Metropolitan News-Enterprise
Monday, Sept. 11, 2000
Page 1

Martinez Files Motion to Block Opponent's Brochures 

By a MetNews Staff Writer

Los Angeles Superior Court Judge John Martinez has sued to block his election opponent, attorney Maria Vargas-Rodriguez, from using campaign materials that allegedly imply she is an incumbent with broad support from the Alhambra bench.

A hearing has been set for Sept. 29 on Martinez's motion for a preliminary injunction against Vargas-Rodriguez, who placed first in the three-way primary election in March.

A 19-year veteran of the Alhambra Municipal Court, Martinez has alleged that Vargas-Rodriguez distributed campaign brochures before the primary that make her appear to be wearing a judicial robe and refer to Alhambra judges as her "colleagues." Martinez is also seeking to bar his challenger from referring to endorsements from Alhambra Municipal Court "Judges" when describing endorsements from one judge and one commissioner.

"In fact, there are six Judges in the Alhambra Judicial District and one supports defendant while all of the others support plaintiff," Martinez alleged in his motion.

Vargas-Rodriguez did not return a call for comment. Her campaign consultant for the March election, Victor Griego, said the motion "is just not going to stand up." But he added that his client has been out of touch and has returned none of his calls since the election.

"The bizarre thing is that she is just not around," Griego said. "I have no idea what's going through her mind, why she doesn't return calls."

Martinez succeeded to the Superior Court in January upon unification of all of the county's trial courts, but both the March primary and the November runoff elections in this transition year remain limited to voters in the Alhambra Judicial District.

The former Alhambra Municipal Court remains virtually unchanged in the wake of unification. It has been a politically divided courthouse, with Judge Michael Kanner and Commissioner Michael Duffy backing Vargas-Rodriguez over their longtime colleague Martinez.

The challenger said before the primary that those two jurists encouraged her to run against Martinez.

Several of the exhibits to Martinez's motion show a color photo of Vargas-Rodriguez standing between Kanner and Duffy. The judge and the commissioner are each wearing their judicial robes and Vargas-Rodriguez is dressed in black.

"Defendant is wearing a black suit which could appear, at first glance, to be a black robe," the motion says.

The brochure refers to Vargas-Rodriguez "and her judicial colleagues."

Martinez in his motion alleged that the term colleagues "clearly implies to the electorate that the defendant is a sitting Judge."

The motion states:

"It is so submitted because when one refers to his or her 'colleagues,' they are referring to those who are equals in positions. It is further submitted this implication is buttressed by the colored photographs of defendant dressed in black standing between a commissioner and a Judge who are in their black robes."

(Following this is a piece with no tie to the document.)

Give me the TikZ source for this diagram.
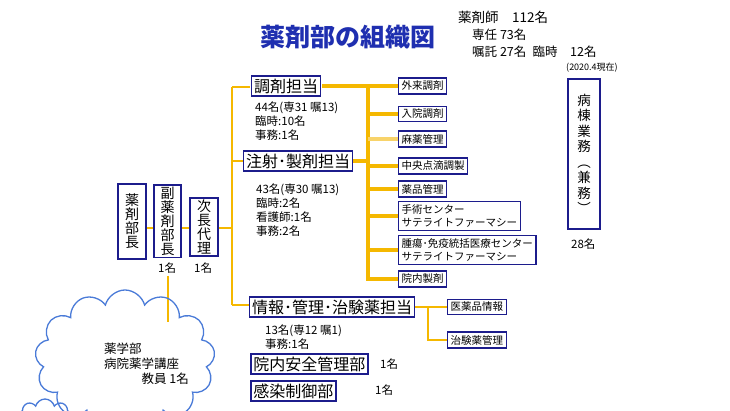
\documentclass[tikz,border=0pt]{standalone}
\usepackage{fontspec}
\setmainfont{Noto Sans CJK JP}
\usetikzlibrary{shapes.symbols}
\definecolor{ylw}{HTML}{F5B800}
\definecolor{lylw}{HTML}{F8D36A}
\definecolor{navy}{HTML}{1C1C8C}
\definecolor{ttl}{HTML}{1F2FB0}
\definecolor{cld}{HTML}{4A7BD8}
\tikzset{
 big/.style={draw=navy,line width=1.6pt,inner sep=2.5pt,font=\fontsize{16}{18}\selectfont,fill=white},
 sm/.style={draw=navy,line width=1.3pt,inner sep=3pt,anchor=west,align=left,font=\fontsize{10.5}{13.5}\selectfont,fill=white},
 vert/.style={draw=navy,line width=1.6pt,align=center,inner sep=2pt,font=\fontsize{14}{14}\selectfont,anchor=north},
 txt/.style={anchor=west,align=left,inner sep=0pt,font=\fontsize{11.5}{14}\selectfont},
 yl/.style={ylw,line width=1.3pt},
 yt/.style={ylw,line width=3.5pt}
}
\begin{document}
\begin{tikzpicture}[x=1pt,y=-1pt]
\useasboundingbox[fill=white] (0,0) rectangle (730,411);
\node[text=ttl,font=\fontsize{25}{27}\selectfont\bfseries] (title) at (348,37) {薬剤部の組織図};
\node[txt,font=\fontsize{13.5}{15}\selectfont] (t1) at (458,17) {薬剤師\quad 112名};
\node[txt,font=\fontsize{12.5}{15}\selectfont] (t2) at (472,35) {専任 73名};
\node[txt,font=\fontsize{12.5}{15}\selectfont] (t3) at (472,52) {嘱託 27名\enspace 臨時\quad 12名};
\node[txt,font=\fontsize{9}{10}\selectfont] (t4) at (566,68) {(2020.4現在)};
% yellow lines
\draw[yl] (232,87) -- (232,305);
\draw[yl] (146,228) -- (154,228);
\draw[yl] (181,228) -- (190,228);
\draw[yl] (218,228) -- (232,228);
\draw[yl] (232,87) -- (250,87);
\draw[yl] (232,161) -- (243,161);
\draw[yl] (232,305) -- (250,305);
\draw[yl] (168,276) -- (168,322);
\draw[yt] (322,86) -- (398,86);
\draw[yt] (353,161) -- (368,161);
\draw[yt,line cap=round] (368,86) -- (368,279) -- (398,279);
\foreach \y in {114,166,189,216,250} \draw[yt] (368,\y) -- (398,\y);
\draw[lylw,line width=3.5pt] (368,139) -- (398,139);
\draw[yl] (414,307) -- (428,307) -- (428,340) -- (447,340);
\draw[yl] (428,307) -- (447,307);
% left vertical boxes
\node[vert,minimum height=75pt,minimum width=28pt] (bucho) at (132,183) {薬\\剤\\部\\長};
\node[vert,minimum height=71pt,minimum width=27pt] (fuku) at (167.5,184) {副\\薬\\剤\\部\\長};
\node[vert,minimum height=58pt,minimum width=28pt] (jicho) at (204,197) {次\\長\\代\\理};
\node[txt] (f1) at (158,268) {1名};
\node[txt] (j1) at (194,268) {1名};
% main boxes
\node[big] (chozai) at (286,86) {調剤担当};
\node[big] (chusha) at (298,161) {注射･製剤担当};
\node[big] (joho) at (332,307) {情報･管理･治験薬担当};
\node[big,anchor=west] (anzen) at (250,364) {院内安全管理部};
\node[big,anchor=west] (kansen) at (250,391) {感染制御部};
\node[txt] (a1) at (380,364) {1名};
\node[txt] (k1) at (375,390) {1名};
\node[txt] (c1) at (255,121) {44名(専31 嘱13)\\臨時:10名\\事務:1名};
\node[txt] (c2) at (256,210) {43名(専30 嘱13)\\臨時:2名\\看護師:1名\\事務:2名};
\node[txt] (c3) at (265,337) {13名(専12 嘱1)\\事務:1名};
% small boxes
\node[sm] (s1) at (398,86) {外来調剤};
\node[sm] (s2) at (398,114) {入院調剤};
\node[sm] (s3) at (398,139) {麻薬管理};
\node[sm] (s4) at (398,166) {中央点滴調製};
\node[sm] (s5) at (398,189) {薬品管理};
\node[sm] (s6) at (398,216) {手術センター\\サテライトファーマシー};
\node[sm] (s7) at (398,250) {腫瘍･免疫統括医療センター\\サテライトファーマシー};
\node[sm] (s8) at (398,279) {院内製剤};
\node[sm] (s9) at (447,307) {医薬品情報};
\node[sm] (s10) at (447,340) {治験薬管理};
% ward
\node[vert,minimum height=150pt,minimum width=32pt,font=\fontsize{13.5}{15.5}\selectfont] (byoto) at (584,78) {病\\棟\\業\\務\\︵\\兼\\務\\︶};
\node[txt] (b1) at (571,244) {28名};
% cloud
\node[cloud,draw=cld,line width=1.3pt,cloud puffs=13,minimum width=180pt,minimum height=140pt,aspect=1.2] (cloud) at (125,360) {};
\node[cloud,draw=cld,line width=1.3pt,cloud puffs=8,minimum width=50pt,minimum height=30pt] (cloud2) at (45,414) {};
\node[txt,font=\fontsize{12.5}{15}\selectfont] (ct) at (104,364) {薬学部\\病院薬学講座\\\hphantom{病院薬}教員 1名};
\end{tikzpicture}
\end{document}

In another brochure, the same picture is shown in black and white, the motion says. "In this picture it is submitted defendant clearly appears to be wearing the black judicial robe," it says.

The motion also takes exception to a caption that reads:

"Judge Michael Kanner and Commissioner Michael Duffy of the Alhambra Municipal Court, with the candidate they support for Judge Maria C. Vargas-Rodriguez."

The absence of a comma after the word "Judge," and the fact that the word is capitalized, could lead one to believe on a quick reading that Vargas-Rodriguez is already a judge, the motion says.

The motion sites as its legal basis Election Code Sec. 18350, and Canon 5 of the Code of Judicial Ethics. Sec. 18350 bars candidates from implying by their "statements or conduct that he or she is or has been acting in the capacity of a public officer when that is not the case."

Canon 5 states "a candidate for election or appointment to judicial office shall not....(2) knowingly misrepresent the identity, qualifications, present position or any other fact concerning the candidate or his or her opponent."

Vargas-Rodriguez, a sole practitioner and frequent judge pro tem, won 38 percent of the March vote. Martinez, who has served on the bench since his 1981 appointment, garnered 35 percent. California Association of Realtors attorney Llewellyn Chin won 27 percent and was eliminated.

After the election, Martinez blamed his poor showing on "pretty negative" mail from Vargas-Rodriguez in the last few days of the campaign. He said at the time that he intended "to set the record straight" and "to deal with the false allegations and half-truths."

Martinez dropped judicial campaign powerhouse Cerrell Associates, Inc. in favor of Siegal & Nicholl, a consulting firm with no prior experience in judicial campaigns.

Martinez grew up in Long Beach and attended the University of Oregon and the University of Pittsburgh. He graduated from Loyola Law School in 1968, served in the Army and worked at the Los Angeles Center for Law and Justice and in private practice. He was appointed to the Alhambra Municipal Court by Gov. Jerry Brown in 1981.

Vargas-Rodriguez grew up in Los Angeles and graduated from Loyola Law School in 1973. She is a part-time professor at People's College of Law, a school she helped found.